I've been threatening to build one of these for a while now. Looks like you taken all my excuses away :|

Mike
B)
 
David
You'll have to get used to the idea of being able to roast a pound at a time. ;)

c:1
 
bvwelch
David,

I really appreciate your instructions and photos. It made my breadmachine mod a breeze! Just need to fabricate a metal paddle, and I'm all set!

Thank you,

Bill
 
tom957
How should the mod go if the motor is DC and anything resembling a start cap lives on the logic board? I tried wiring the AC straight to the motor that causes just a buzzing sound.

Tom
 
David
tom957 wrote:
How should the mod go if the motor is DC and anything resembling a start cap lives on the logic board? I tried wiring the AC straight to the motor that causes just a buzzing sound.


I'd take the buzzing to mean it needs a capacitor.
I haven't seen a DC motor in a bread machine before. :(
What brand/model do you have? Have you got pix?
Edited by David on 03/31/2008 07:07
 
David
I just looked at your web page.
It looks like you'll be getting another one at Ye Olde Thrift Store. ;)

 
tom957
Thanks for the quick reply.

Ha, that was the one I killed yesterday. The new one is a Toastmaster TBR2.
tom957 attached the following image:
motor1[917].jpg

Edited by David on 05/05/2008 11:20
 
David
tom957 wrote:Ha, that was the one I killed yesterday. The new one is a Toastmaster TBR2.

Good luck with the new one.

The one with the DC motor, what brand was it?
 
tom957
The above picture is the motor from the Oster, my old one. The Toastmaster basically has the same motor :P
 
bvwelch
bvwelch wrote:
David,

I really appreciate your instructions and photos. It made my breadmachine mod a breeze! Just need to fabricate a metal paddle, and I'm all set!

Thank you,

Bill


David, once again, your instructions are great! I just modified a new (to me) bread maker-- it had a bunch of strange wiring, and the starting capactior was thru-hole soldered onto a circuit board, but by following your guide-- wide prong is AC out, and tracing down the leads to the capacitor and motor, made it a breeze to zip the extra wiring out of the way.

Thank you,

Bill
 
David
I'm glad it helped, Bill.

I'm still planning to make a brief foray over to Alabama in the next month or two, by the 4th of July weekend at the latest.

Still up in the hills near Ft Payne?
Oops, I didn't mean do you have a still up in the hills. Shock

Um, you know what I mean.;) Grin

David
Atlanta
 
bvwelch
Yep, Ft. Payne isn't that far, maybe 30 or 40 miles. Hope we can meet then.

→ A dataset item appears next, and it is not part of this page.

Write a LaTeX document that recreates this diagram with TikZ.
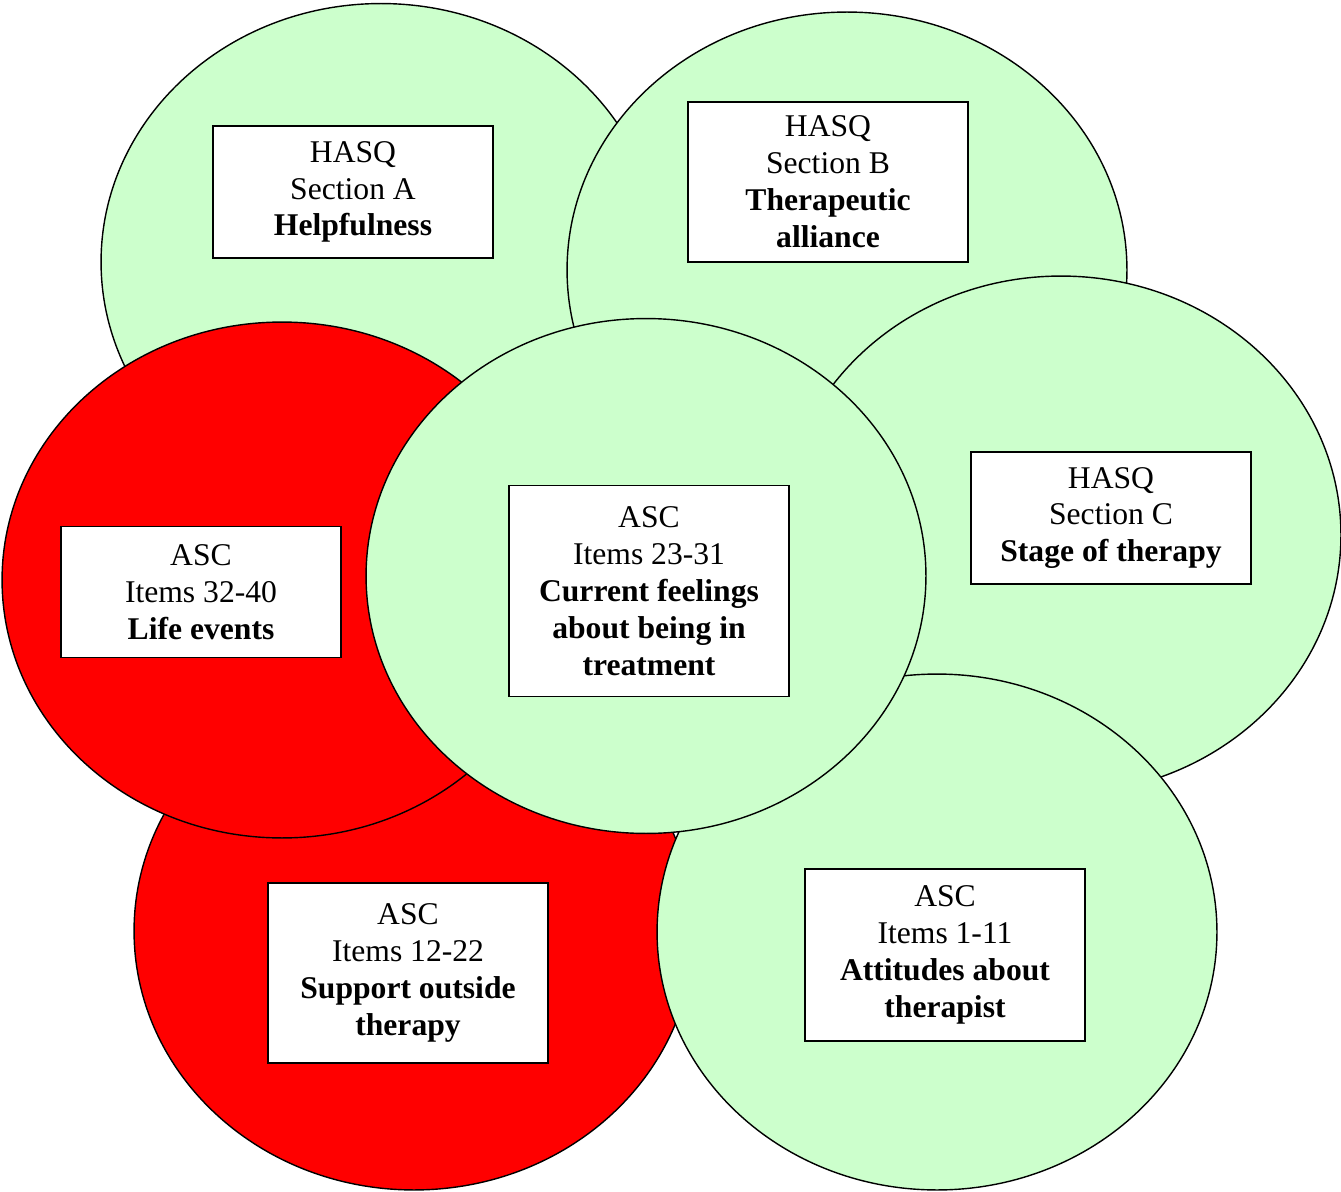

I like this new bread machine-- it is tall rather than low and wide, so I think I'm getting better bean temps since the TC is buried deeper. Perhaps when I've got more experience, the other bread maker will be OK too. But for now it will just be a back-up machine.

bill
 
peterz
WOW! I had never seen a DC motor in a bread machine!
That means you should be able to control the speed?
Does it have diodes in the circuit to change the Ac into DC? That's the only way I know how to do it.
A light dimmer may be all that's needed to vary the RPM'S.

H)H)H)

PeterZ
 
tom957
I finally found a good bread machine with the proper motor/start cap at the Goodwill today. It's a Breadman TR2500BC, and thanks to the guide, I got it wired up properly on the first try! I also have my thermoprobe wired in so that the readout is mounted nicely where the "smart electronics" used to be. Lastly, the nozzle to my heatgun fits perfectly in the now glass-free sight hole. Now I just need to wire in a switch and all should be prime.